[Rows from a dataset]
◇ ◇ ◇ ◇ ◇ ◇ ◇

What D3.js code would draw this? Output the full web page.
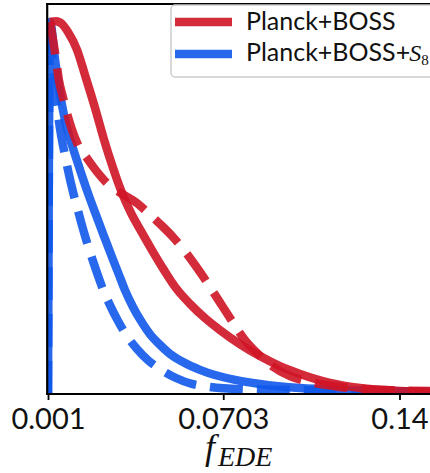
<!DOCTYPE html>
<html>
<head>
<meta charset="utf-8">
<script src="https://cdn.jsdelivr.net/npm/d3@7"></script>
<style>
  html, body { margin: 0; padding: 0; background: #fff; }
  svg { display: block; }
</style>
</head>
<body>
<svg id="chart" width="430" height="473"></svg>
<script>
// ---- data ----
const xTicks = [0.001, 0.0703, 0.14];
const xTickLabels = ["0.001", "0.0703", "0.14"];
const seriesNames = ["Planck+BOSS", "Planck+BOSS+S8"];

// Planck+BOSS, solid
const redSolidX = [0.0018,0.0042,0.0065,0.0089,0.0125,0.0156,0.0196,0.0231,0.0267,0.0303,0.0338,0.0378,0.0421,0.0469,0.0516,0.0572,0.0631,0.0690,0.0769,0.0848,0.0927,0.1007,0.1125,0.1244,0.1402,0.1560];
const redSolidY = [1.000,1.002,0.995,0.973,0.925,0.858,0.769,0.685,0.608,0.540,0.487,0.438,0.387,0.333,0.285,0.242,0.204,0.172,0.134,0.102,0.075,0.054,0.030,0.016,0.008,0.005];
// Planck+BOSS, dashed
const redDashX = [0.0018,0.0030,0.0042,0.0053,0.0069,0.0085,0.0105,0.0129,0.0164,0.0204,0.0243,0.0303,0.0362,0.0402,0.0453,0.0504,0.0560,0.0619,0.0674,0.0730,0.0789,0.0840,0.0896,0.0967,0.1046,0.1165,0.1323,0.1560];
const redDashY = [1.000,0.952,0.898,0.844,0.798,0.755,0.710,0.669,0.634,0.597,0.567,0.538,0.513,0.489,0.457,0.422,0.376,0.320,0.263,0.204,0.145,0.108,0.075,0.048,0.032,0.019,0.011,0.008];
// Planck+BOSS+S8, solid
const blueSolidX = [0.001,0.0018,0.0038,0.0057,0.0077,0.0105,0.0137,0.0168,0.0200,0.0231,0.0263,0.0291,0.0314,0.0346,0.0378,0.0413,0.0453,0.0492,0.0544,0.0611,0.0670,0.0750,0.0848,0.1007,0.1165,0.1323,0.1560];
const blueSolidY = [0.000,1.000,0.898,0.809,0.737,0.669,0.602,0.540,0.481,0.425,0.368,0.320,0.280,0.234,0.196,0.161,0.132,0.108,0.086,0.065,0.051,0.038,0.027,0.016,0.011,0.008,0.005];
// Planck+BOSS+S8, dashed
const blueDashX = [0.001,0.0018,0.0026,0.0034,0.0046,0.0057,0.0073,0.0089,0.0109,0.0129,0.0152,0.0176,0.0200,0.0227,0.0255,0.0287,0.0322,0.0362,0.0405,0.0453,0.0516,0.0579,0.0651,0.0769,0.0927,0.1165,0.1560];
const blueDashY = [0.000,1.000,0.919,0.844,0.772,0.715,0.656,0.602,0.543,0.492,0.435,0.382,0.333,0.282,0.239,0.196,0.156,0.121,0.091,0.067,0.043,0.027,0.019,0.013,0.011,0.008,0.005];

// ---- layout ----
const svg = d3.select("#chart");
const L = 48, R = 441, T = 3.4, B = 394;
const x = d3.scaleLinear().domain([0.001, 0.14]).range([L, 399.5]);
const y = d3.scaleLinear().domain([0, 1.05]).range([B, T]);
const RED = "#cf1426", BLUE = "#0f58ea";

svg.append("defs").append("clipPath").attr("id", "clip")
  .append("rect").attr("x", L).attr("y", T).attr("width", R - L).attr("height", B - T);

const line = d3.line().x(d => x(d[0])).y(d => y(d[1])).curve(d3.curveMonotoneX);
const series = [
  {xs: blueSolidX, ys: blueSolidY, color: BLUE, dash: null},
  {xs: blueDashX, ys: blueDashY, color: BLUE, dash: "33,14"},
  {xs: redSolidX, ys: redSolidY, color: RED, dash: null},
  {xs: redDashX, ys: redDashY, color: RED, dash: "33,14"}
];
const g = svg.append("g").attr("clip-path", "url(#clip)");
series.forEach(s => {
  g.append("path")
    .datum(s.xs.map((v, i) => [v, s.ys[i]]))
    .attr("d", line)
    .attr("fill", "none")
    .attr("stroke", s.color)
    .attr("stroke-opacity", 0.9)
    .attr("stroke-width", 8.5)
    .attr("stroke-dasharray", s.dash)
    .attr("stroke-linejoin", "round");
});

// spines
svg.append("line").attr("x1", 47.2).attr("x2", 47.2).attr("y1", 3).attr("y2", 395).attr("stroke", "#000").attr("stroke-width", 2.2);
svg.append("line").attr("x1", 46).attr("x2", 440).attr("y1", 394).attr("y2", 394).attr("stroke", "#000").attr("stroke-width", 2.2);
svg.append("line").attr("x1", 46).attr("x2", 440).attr("y1", 4).attr("y2", 4).attr("stroke", "#000").attr("stroke-width", 1.8);

// x axis ticks
const ax = svg.append("g").attr("transform", `translate(0,${B})`)
  .call(d3.axisBottom(x).tickValues(xTicks).tickFormat((d, i) => xTickLabels[i]).tickSize(6).tickPadding(6));
ax.select(".domain").remove();
ax.selectAll(".tick line").attr("stroke", "#000").attr("stroke-width", 1.8);
ax.selectAll(".tick text").attr("font-family", "Lato, sans-serif").attr("font-size", 29).attr("fill", "#111")
  .attr("y", 35).attr("dy", 0);

// x label f_EDE
const xl = svg.append("text").attr("x", 205).attr("y", 459)
  .attr("font-family", "'Liberation Serif', serif").attr("font-style", "italic").attr("fill", "#111");
xl.append("tspan").attr("font-size", 36).text("f");
xl.append("tspan").attr("font-size", 28).attr("dx", 3).attr("dy", 7).text("EDE");

// legend
const lg = svg.append("g");
lg.append("rect").attr("x", 171).attr("y", 5).attr("width", 290).attr("height", 72).attr("rx", 4)
  .attr("fill", "#fff").attr("fill-opacity", 0.8).attr("stroke", "#cccccc").attr("stroke-width", 1.5);
const legendItems = [
  {name: seriesNames[0], color: RED, yl: 22, yt: 30},
  {name: seriesNames[1], color: BLUE, yl: 54, yt: 61}
];
legendItems.forEach((it, i) => {
  lg.append("line").attr("x1", 175).attr("x2", 232).attr("y1", it.yl).attr("y2", it.yl)
    .attr("stroke", it.color).attr("stroke-opacity", 0.9).attr("stroke-width", 8.5);
  const t = lg.append("text").attr("x", 246).attr("y", it.yt)
    .attr("font-family", "Lato, sans-serif").attr("font-size", 25).attr("fill", "#111");
  if (i === 0) {
    t.text(it.name);
  } else {
    t.append("tspan").text("Planck+BOSS+");
    t.append("tspan").attr("font-family", "'Liberation Serif', serif").attr("font-style", "italic").attr("font-size", 24).attr("dx", -1).text("S");
    t.append("tspan").attr("font-family", "'Liberation Serif', serif").attr("font-size", 15).attr("dy", 4).text("8");
  }
});
</script>
</body>
</html>
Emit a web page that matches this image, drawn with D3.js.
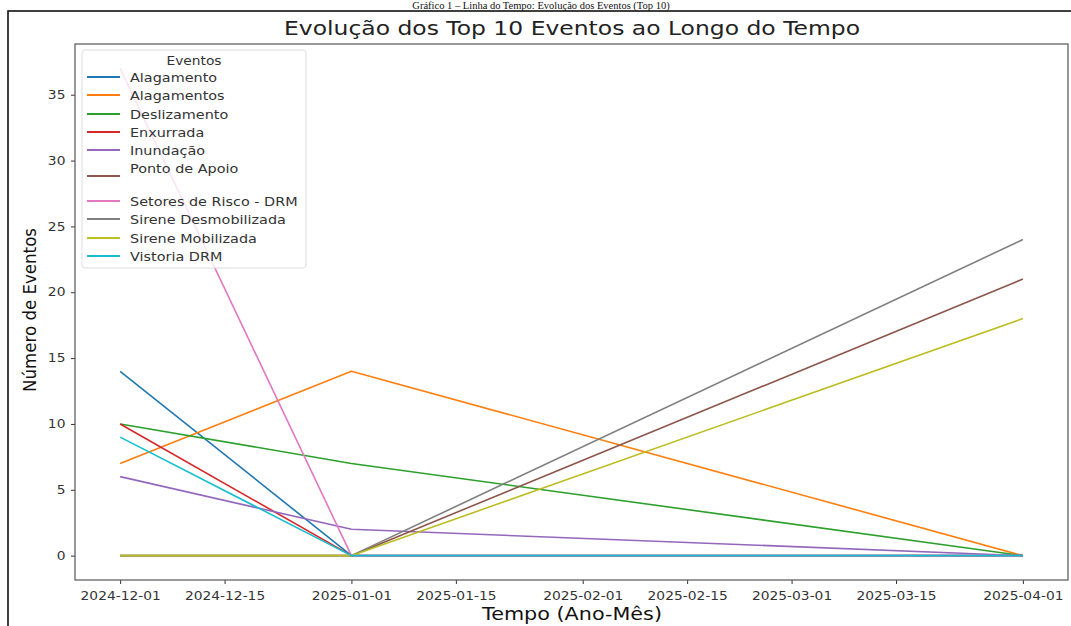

◇ ◇ ◇ ◇ ◇ ◇ ◇

**DESCRIPTION OF THE TASK:**
Restate each of the entries above word for word and skip every image.

**REPLY TO THE EXERCISE:**
What D3.js code would draw this? Output the full web page.
<!DOCTYPE html>
<html>
<head>
<meta charset="utf-8">
<script src="https://cdn.jsdelivr.net/npm/d3@7"></script>
<style>
  html, body { margin: 0; padding: 0; background: #fff; }
  svg { display: block; }
</style>
</head>
<body>
<svg id="chart" width="430" height="473"></svg>
<script>
// ---- data ----
const xTicks = [0.001, 0.0703, 0.14];
const xTickLabels = ["0.001", "0.0703", "0.14"];
const seriesNames = ["Planck+BOSS", "Planck+BOSS+S8"];

// Planck+BOSS, solid
const redSolidX = [0.0018,0.0042,0.0065,0.0089,0.0125,0.0156,0.0196,0.0231,0.0267,0.0303,0.0338,0.0378,0.0421,0.0469,0.0516,0.0572,0.0631,0.0690,0.0769,0.0848,0.0927,0.1007,0.1125,0.1244,0.1402,0.1560];
const redSolidY = [1.000,1.002,0.995,0.973,0.925,0.858,0.769,0.685,0.608,0.540,0.487,0.438,0.387,0.333,0.285,0.242,0.204,0.172,0.134,0.102,0.075,0.054,0.030,0.016,0.008,0.005];
// Planck+BOSS, dashed
const redDashX = [0.0018,0.0030,0.0042,0.0053,0.0069,0.0085,0.0105,0.0129,0.0164,0.0204,0.0243,0.0303,0.0362,0.0402,0.0453,0.0504,0.0560,0.0619,0.0674,0.0730,0.0789,0.0840,0.0896,0.0967,0.1046,0.1165,0.1323,0.1560];
const redDashY = [1.000,0.952,0.898,0.844,0.798,0.755,0.710,0.669,0.634,0.597,0.567,0.538,0.513,0.489,0.457,0.422,0.376,0.320,0.263,0.204,0.145,0.108,0.075,0.048,0.032,0.019,0.011,0.008];
// Planck+BOSS+S8, solid
const blueSolidX = [0.001,0.0018,0.0038,0.0057,0.0077,0.0105,0.0137,0.0168,0.0200,0.0231,0.0263,0.0291,0.0314,0.0346,0.0378,0.0413,0.0453,0.0492,0.0544,0.0611,0.0670,0.0750,0.0848,0.1007,0.1165,0.1323,0.1560];
const blueSolidY = [0.000,1.000,0.898,0.809,0.737,0.669,0.602,0.540,0.481,0.425,0.368,0.320,0.280,0.234,0.196,0.161,0.132,0.108,0.086,0.065,0.051,0.038,0.027,0.016,0.011,0.008,0.005];
// Planck+BOSS+S8, dashed
const blueDashX = [0.001,0.0018,0.0026,0.0034,0.0046,0.0057,0.0073,0.0089,0.0109,0.0129,0.0152,0.0176,0.0200,0.0227,0.0255,0.0287,0.0322,0.0362,0.0405,0.0453,0.0516,0.0579,0.0651,0.0769,0.0927,0.1165,0.1560];
const blueDashY = [0.000,1.000,0.919,0.844,0.772,0.715,0.656,0.602,0.543,0.492,0.435,0.382,0.333,0.282,0.239,0.196,0.156,0.121,0.091,0.067,0.043,0.027,0.019,0.013,0.011,0.008,0.005];

// ---- layout ----
const svg = d3.select("#chart");
const L = 48, R = 441, T = 3.4, B = 394;
const x = d3.scaleLinear().domain([0.001, 0.14]).range([L, 399.5]);
const y = d3.scaleLinear().domain([0, 1.05]).range([B, T]);
const RED = "#cf1426", BLUE = "#0f58ea";

svg.append("defs").append("clipPath").attr("id", "clip")
  .append("rect").attr("x", L).attr("y", T).attr("width", R - L).attr("height", B - T);

const line = d3.line().x(d => x(d[0])).y(d => y(d[1])).curve(d3.curveMonotoneX);
const series = [
  {xs: blueSolidX, ys: blueSolidY, color: BLUE, dash: null},
  {xs: blueDashX, ys: blueDashY, color: BLUE, dash: "33,14"},
  {xs: redSolidX, ys: redSolidY, color: RED, dash: null},
  {xs: redDashX, ys: redDashY, color: RED, dash: "33,14"}
];
const g = svg.append("g").attr("clip-path", "url(#clip)");
series.forEach(s => {
  g.append("path")
    .datum(s.xs.map((v, i) => [v, s.ys[i]]))
    .attr("d", line)
    .attr("fill", "none")
    .attr("stroke", s.color)
    .attr("stroke-opacity", 0.9)
    .attr("stroke-width", 8.5)
    .attr("stroke-dasharray", s.dash)
    .attr("stroke-linejoin", "round");
});

// spines
svg.append("line").attr("x1", 47.2).attr("x2", 47.2).attr("y1", 3).attr("y2", 395).attr("stroke", "#000").attr("stroke-width", 2.2);
svg.append("line").attr("x1", 46).attr("x2", 440).attr("y1", 394).attr("y2", 394).attr("stroke", "#000").attr("stroke-width", 2.2);
svg.append("line").attr("x1", 46).attr("x2", 440).attr("y1", 4).attr("y2", 4).attr("stroke", "#000").attr("stroke-width", 1.8);

// x axis ticks
const ax = svg.append("g").attr("transform", `translate(0,${B})`)
  .call(d3.axisBottom(x).tickValues(xTicks).tickFormat((d, i) => xTickLabels[i]).tickSize(6).tickPadding(6));
ax.select(".domain").remove();
ax.selectAll(".tick line").attr("stroke", "#000").attr("stroke-width", 1.8);
ax.selectAll(".tick text").attr("font-family", "Lato, sans-serif").attr("font-size", 29).attr("fill", "#111")
  .attr("y", 35).attr("dy", 0);

// x label f_EDE
const xl = svg.append("text").attr("x", 205).attr("y", 459)
  .attr("font-family", "'Liberation Serif', serif").attr("font-style", "italic").attr("fill", "#111");
xl.append("tspan").attr("font-size", 36).text("f");
xl.append("tspan").attr("font-size", 28).attr("dx", 3).attr("dy", 7).text("EDE");

// legend
const lg = svg.append("g");
lg.append("rect").attr("x", 171).attr("y", 5).attr("width", 290).attr("height", 72).attr("rx", 4)
  .attr("fill", "#fff").attr("fill-opacity", 0.8).attr("stroke", "#cccccc").attr("stroke-width", 1.5);
const legendItems = [
  {name: seriesNames[0], color: RED, yl: 22, yt: 30},
  {name: seriesNames[1], color: BLUE, yl: 54, yt: 61}
];
legendItems.forEach((it, i) => {
  lg.append("line").attr("x1", 175).attr("x2", 232).attr("y1", it.yl).attr("y2", it.yl)
    .attr("stroke", it.color).attr("stroke-opacity", 0.9).attr("stroke-width", 8.5);
  const t = lg.append("text").attr("x", 246).attr("y", it.yt)
    .attr("font-family", "Lato, sans-serif").attr("font-size", 25).attr("fill", "#111");
  if (i === 0) {
    t.text(it.name);
  } else {
    t.append("tspan").text("Planck+BOSS+");
    t.append("tspan").attr("font-family", "'Liberation Serif', serif").attr("font-style", "italic").attr("font-size", 24).attr("dx", -1).text("S");
    t.append("tspan").attr("font-family", "'Liberation Serif', serif").attr("font-size", 15).attr("dy", 4).text("8");
  }
});
</script>
</body>
</html>
Emit a web page that matches this image, drawn with D3.js.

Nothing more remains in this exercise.